T-Series is no stranger to music piracy. It is now using that familiarity to hunt down those who filch its music
Some will say “Robber Baron” is an appropriate metaphor for T-Series, India’s largest music company. As critics point out, it’s an entity that got there by selling millions of audio cassettes for which it didn’t own copyrights; by exploiting ambiguities in copyright law. “Ji, hamaare business mein to yeh sab chalta hai,” (Sir, all this is normal in our business), a smiling Gulshan Kumar, the company’s founder, had said in an August 1997 interview.

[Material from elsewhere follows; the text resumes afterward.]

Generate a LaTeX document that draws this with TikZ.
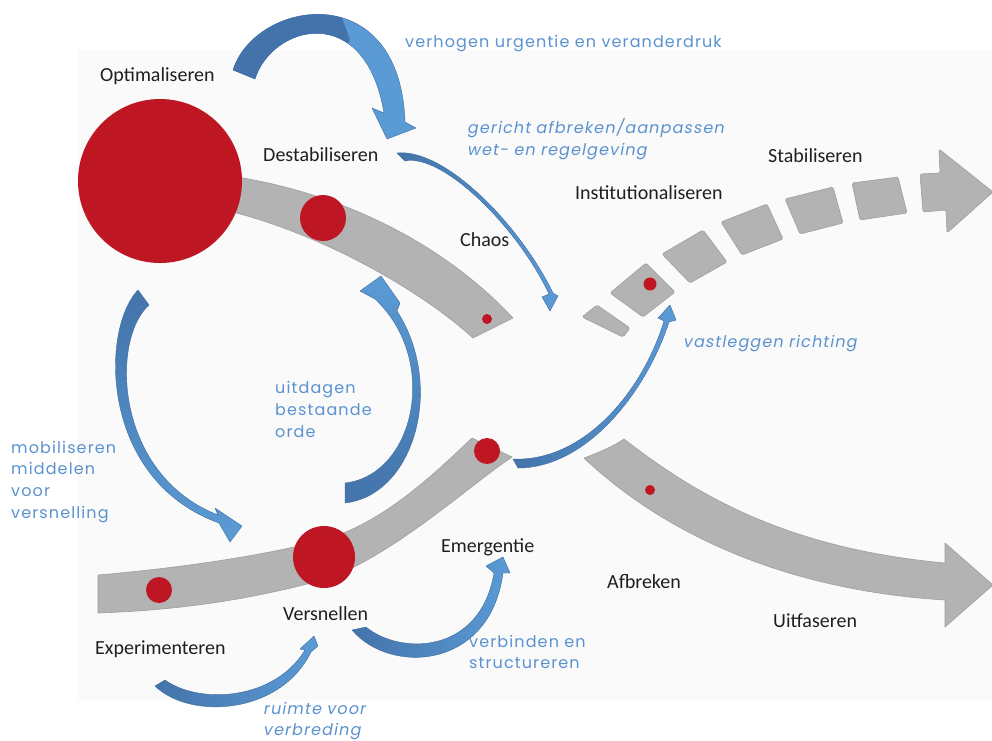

But when 19-year-old Bhushan Kumar took over the reins at T-Series months later, the future was uncertain. The company’s street-smart founder had just been murdered. The group had stretched itself thin by diversifying into unrelated areas. Having built its fortune by sidestepping copyrights, T-Series had lost the trust of most people in Bollywood. And ironically, the piracy demon had turned on the company that had become a large-scale owner of copyrights.
Bhushan Kumar spent his initial days at the helm trying to take on the pirates in the hope that the revenue slide could be arrested. He even hired an anti-piracy crusader, M.M. Satish from the Indian Music Industry (IMI), an industry association. In a country where bootlegged music is more the norm than exception, Satish’s efforts proved fruitless. Even today, “we conduct 3,000 raids a year,” says IMI President Vijay Lazarus. “To make a dent, we should be conducting 35,000-40,000 raids.”
Desperation compelled Kumar to look at new business models. “T-Series quickly saw the writing on the wall. There was no solution to arrest declining music sales,” he recalls. He set his eyes on the model of publishing and licensing, under which songs are licensed to other businesses for public performance or for use in their own operations in return for royalty.
This is not a new concept. But over the decades, it took a backseat as music companies found it easier to sell music to consumers. In most countries, music companies leave the collection of their publishing royalties to third-party entities. In India, industry group Phonographic Performance Limited (PPL) does this job.
T-Series wasn’t part of PPL (some say because its membership was once rejected for abetting piracy), and as a way out, Satish broached the idea of setting up a dedicated publishing business unit.
Kumar quickly realised the potential. In 2003, T-Series PPL (TPPL) was set up to administer publishing and licensing of the company’s music to businesses across India. “My core team and I went after hotels, restaurants, banquet halls and even dance bars,” says Satish.
Soon, hundreds of businesses that played popular film music on their premises were staring at the business end of a T-Series stick, backed by the threat of legal action. T-Series identified over 55 types of businesses that were required to obtain its license for playing music publicly. Many chose to simply sign up and pay, including Taj and the ITC group of hotels, the Future Group’s departmental stores, the Delhi airport and Jet Airways.
T-Series was able to scale up these “ground revenues” (licensing from ground events and physical businesses) from almost nothing to nearly Rs. 30 crore by 2007. This critical mass provided Kumar the upper hand when IMI approached him in 2008 requesting for TPPL to be merged into PPL. In return, T-Series got guaranteed annual revenues that rise each year, regardless of how much PPL is able to collect. Today, it contributes 32 percent to Kumar’s revenues and may well be the engine that propels T-Series into the future.
“We own copyrights to over 1 lakh songs which we’ve accumulated since the 1980s,” says Neeraj Kalyan, who looks after T-Series’ mobile and international ventures and spearheads its legal strategy. “That gives us 60 percent of the market for contemporary music.”
With its ground operations outsourced to PPL, T-Series is now concentrating its attention on other publishing avenues. It is estimated that the company earns around Rs. 40 crore annually from TV channels, radio stations and cable operators which pay for playing its content as it is or for use in their own programming. “We have filed probably a few hundred lawsuits and between 5,000-6,000 FIRs (first information reports) to defend our copyrights in the last five years,” says Rahul Ajatshatru, a lawyer with the Delhi High Court who coordinates T-Series’ legal strategy.
One example is its win against Nirula’s Cornerhouse restaurant in 2007. The court agreed with its contention that hotels and restaurants need to pay the company royalties if they show TV channels playing the company’s music or videos.
Music videos and song visuals from Bollywood are another segment that T-Series has targetted. Today, the company owns copyrights to over 30,000 music videos and makes money every time someone watches a song on TV or on the Internet.
The company is now gunning for Web sites that allow music sharing. At the core of the issue lies T-Series’ assertion that its music videos and songs being made available on such Web sites leads to a loss of potential revenue for itself. A victory would mean significant additional revenue and a radical shift in the legal treatment of online-media sites in India.